--- Work to do ---
Write out each line of the material again, word for word.

--- Data segment ---
* START *

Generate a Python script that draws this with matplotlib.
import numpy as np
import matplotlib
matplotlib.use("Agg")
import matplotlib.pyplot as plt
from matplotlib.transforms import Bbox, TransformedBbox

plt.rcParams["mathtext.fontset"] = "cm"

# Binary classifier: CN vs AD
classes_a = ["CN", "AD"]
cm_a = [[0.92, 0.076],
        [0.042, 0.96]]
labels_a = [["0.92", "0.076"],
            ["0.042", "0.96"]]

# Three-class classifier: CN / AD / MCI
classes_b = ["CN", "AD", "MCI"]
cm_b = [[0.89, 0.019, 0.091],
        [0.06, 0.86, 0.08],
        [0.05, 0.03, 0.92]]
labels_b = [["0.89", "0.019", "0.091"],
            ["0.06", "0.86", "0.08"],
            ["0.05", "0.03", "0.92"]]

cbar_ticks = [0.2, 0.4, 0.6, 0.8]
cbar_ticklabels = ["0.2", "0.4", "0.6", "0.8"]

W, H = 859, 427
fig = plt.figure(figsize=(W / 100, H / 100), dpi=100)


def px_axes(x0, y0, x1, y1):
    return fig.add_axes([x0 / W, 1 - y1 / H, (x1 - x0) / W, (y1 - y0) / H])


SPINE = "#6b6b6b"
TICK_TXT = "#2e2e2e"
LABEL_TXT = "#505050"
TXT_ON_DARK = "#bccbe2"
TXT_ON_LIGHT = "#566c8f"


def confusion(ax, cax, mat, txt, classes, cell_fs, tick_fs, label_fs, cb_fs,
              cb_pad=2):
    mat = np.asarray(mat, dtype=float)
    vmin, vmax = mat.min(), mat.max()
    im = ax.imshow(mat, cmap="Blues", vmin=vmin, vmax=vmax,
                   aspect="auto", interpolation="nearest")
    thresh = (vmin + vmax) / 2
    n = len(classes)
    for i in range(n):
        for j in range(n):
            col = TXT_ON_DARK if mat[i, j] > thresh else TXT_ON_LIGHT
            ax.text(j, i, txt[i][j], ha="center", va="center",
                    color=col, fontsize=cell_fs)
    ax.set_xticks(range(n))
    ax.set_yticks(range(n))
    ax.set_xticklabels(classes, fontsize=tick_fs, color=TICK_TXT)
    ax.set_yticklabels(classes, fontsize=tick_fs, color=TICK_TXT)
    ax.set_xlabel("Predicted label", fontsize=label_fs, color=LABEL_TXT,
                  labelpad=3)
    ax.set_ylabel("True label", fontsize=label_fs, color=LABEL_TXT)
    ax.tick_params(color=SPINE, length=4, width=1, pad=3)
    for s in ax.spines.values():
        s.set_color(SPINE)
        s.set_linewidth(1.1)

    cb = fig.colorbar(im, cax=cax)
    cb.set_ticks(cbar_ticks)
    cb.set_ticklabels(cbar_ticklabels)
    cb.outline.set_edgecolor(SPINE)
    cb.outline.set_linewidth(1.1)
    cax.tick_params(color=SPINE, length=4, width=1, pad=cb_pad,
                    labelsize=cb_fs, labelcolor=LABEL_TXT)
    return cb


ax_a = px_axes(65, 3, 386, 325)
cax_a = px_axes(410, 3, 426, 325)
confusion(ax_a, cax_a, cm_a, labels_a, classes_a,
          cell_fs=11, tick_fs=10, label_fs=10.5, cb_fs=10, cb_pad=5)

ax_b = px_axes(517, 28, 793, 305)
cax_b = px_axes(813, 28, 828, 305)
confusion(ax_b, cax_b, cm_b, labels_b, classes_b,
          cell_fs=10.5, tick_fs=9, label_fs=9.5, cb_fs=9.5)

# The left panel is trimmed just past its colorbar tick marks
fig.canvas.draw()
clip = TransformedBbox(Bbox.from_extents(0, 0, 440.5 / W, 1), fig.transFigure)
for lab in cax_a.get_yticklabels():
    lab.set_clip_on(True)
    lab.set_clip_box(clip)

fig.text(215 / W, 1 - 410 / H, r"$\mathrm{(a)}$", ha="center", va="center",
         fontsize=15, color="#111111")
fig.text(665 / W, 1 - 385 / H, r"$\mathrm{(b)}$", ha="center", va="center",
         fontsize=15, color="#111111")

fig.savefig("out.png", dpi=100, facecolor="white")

* END *

--- The reply ---
Generate a Python script that draws this with matplotlib.
import numpy as np
import matplotlib
matplotlib.use("Agg")
import matplotlib.pyplot as plt
from matplotlib.transforms import Bbox, TransformedBbox

plt.rcParams["mathtext.fontset"] = "cm"

# Binary classifier: CN vs AD
classes_a = ["CN", "AD"]
cm_a = [[0.92, 0.076],
        [0.042, 0.96]]
labels_a = [["0.92", "0.076"],
            ["0.042", "0.96"]]

# Three-class classifier: CN / AD / MCI
classes_b = ["CN", "AD", "MCI"]
cm_b = [[0.89, 0.019, 0.091],
        [0.06, 0.86, 0.08],
        [0.05, 0.03, 0.92]]
labels_b = [["0.89", "0.019", "0.091"],
            ["0.06", "0.86", "0.08"],
            ["0.05", "0.03", "0.92"]]

cbar_ticks = [0.2, 0.4, 0.6, 0.8]
cbar_ticklabels = ["0.2", "0.4", "0.6", "0.8"]

W, H = 859, 427
fig = plt.figure(figsize=(W / 100, H / 100), dpi=100)


def px_axes(x0, y0, x1, y1):
    return fig.add_axes([x0 / W, 1 - y1 / H, (x1 - x0) / W, (y1 - y0) / H])


SPINE = "#6b6b6b"
TICK_TXT = "#2e2e2e"
LABEL_TXT = "#505050"
TXT_ON_DARK = "#bccbe2"
TXT_ON_LIGHT = "#566c8f"


def confusion(ax, cax, mat, txt, classes, cell_fs, tick_fs, label_fs, cb_fs,
              cb_pad=2):
    mat = np.asarray(mat, dtype=float)
    vmin, vmax = mat.min(), mat.max()
    im = ax.imshow(mat, cmap="Blues", vmin=vmin, vmax=vmax,
                   aspect="auto", interpolation="nearest")
    thresh = (vmin + vmax) / 2
    n = len(classes)
    for i in range(n):
        for j in range(n):
            col = TXT_ON_DARK if mat[i, j] > thresh else TXT_ON_LIGHT
            ax.text(j, i, txt[i][j], ha="center", va="center",
                    color=col, fontsize=cell_fs)
    ax.set_xticks(range(n))
    ax.set_yticks(range(n))
    ax.set_xticklabels(classes, fontsize=tick_fs, color=TICK_TXT)
    ax.set_yticklabels(classes, fontsize=tick_fs, color=TICK_TXT)
    ax.set_xlabel("Predicted label", fontsize=label_fs, color=LABEL_TXT,
                  labelpad=3)
    ax.set_ylabel("True label", fontsize=label_fs, color=LABEL_TXT)
    ax.tick_params(color=SPINE, length=4, width=1, pad=3)
    for s in ax.spines.values():
        s.set_color(SPINE)
        s.set_linewidth(1.1)

    cb = fig.colorbar(im, cax=cax)
    cb.set_ticks(cbar_ticks)
    cb.set_ticklabels(cbar_ticklabels)
    cb.outline.set_edgecolor(SPINE)
    cb.outline.set_linewidth(1.1)
    cax.tick_params(color=SPINE, length=4, width=1, pad=cb_pad,
                    labelsize=cb_fs, labelcolor=LABEL_TXT)
    return cb


ax_a = px_axes(65, 3, 386, 325)
cax_a = px_axes(410, 3, 426, 325)
confusion(ax_a, cax_a, cm_a, labels_a, classes_a,
          cell_fs=11, tick_fs=10, label_fs=10.5, cb_fs=10, cb_pad=5)

ax_b = px_axes(517, 28, 793, 305)
cax_b = px_axes(813, 28, 828, 305)
confusion(ax_b, cax_b, cm_b, labels_b, classes_b,
          cell_fs=10.5, tick_fs=9, label_fs=9.5, cb_fs=9.5)

# The left panel is trimmed just past its colorbar tick marks
fig.canvas.draw()
clip = TransformedBbox(Bbox.from_extents(0, 0, 440.5 / W, 1), fig.transFigure)
for lab in cax_a.get_yticklabels():
    lab.set_clip_on(True)
    lab.set_clip_box(clip)

fig.text(215 / W, 1 - 410 / H, r"$\mathrm{(a)}$", ha="center", va="center",
         fontsize=15, color="#111111")
fig.text(665 / W, 1 - 385 / H, r"$\mathrm{(b)}$", ha="center", va="center",
         fontsize=15, color="#111111")

fig.savefig("out.png", dpi=100, facecolor="white")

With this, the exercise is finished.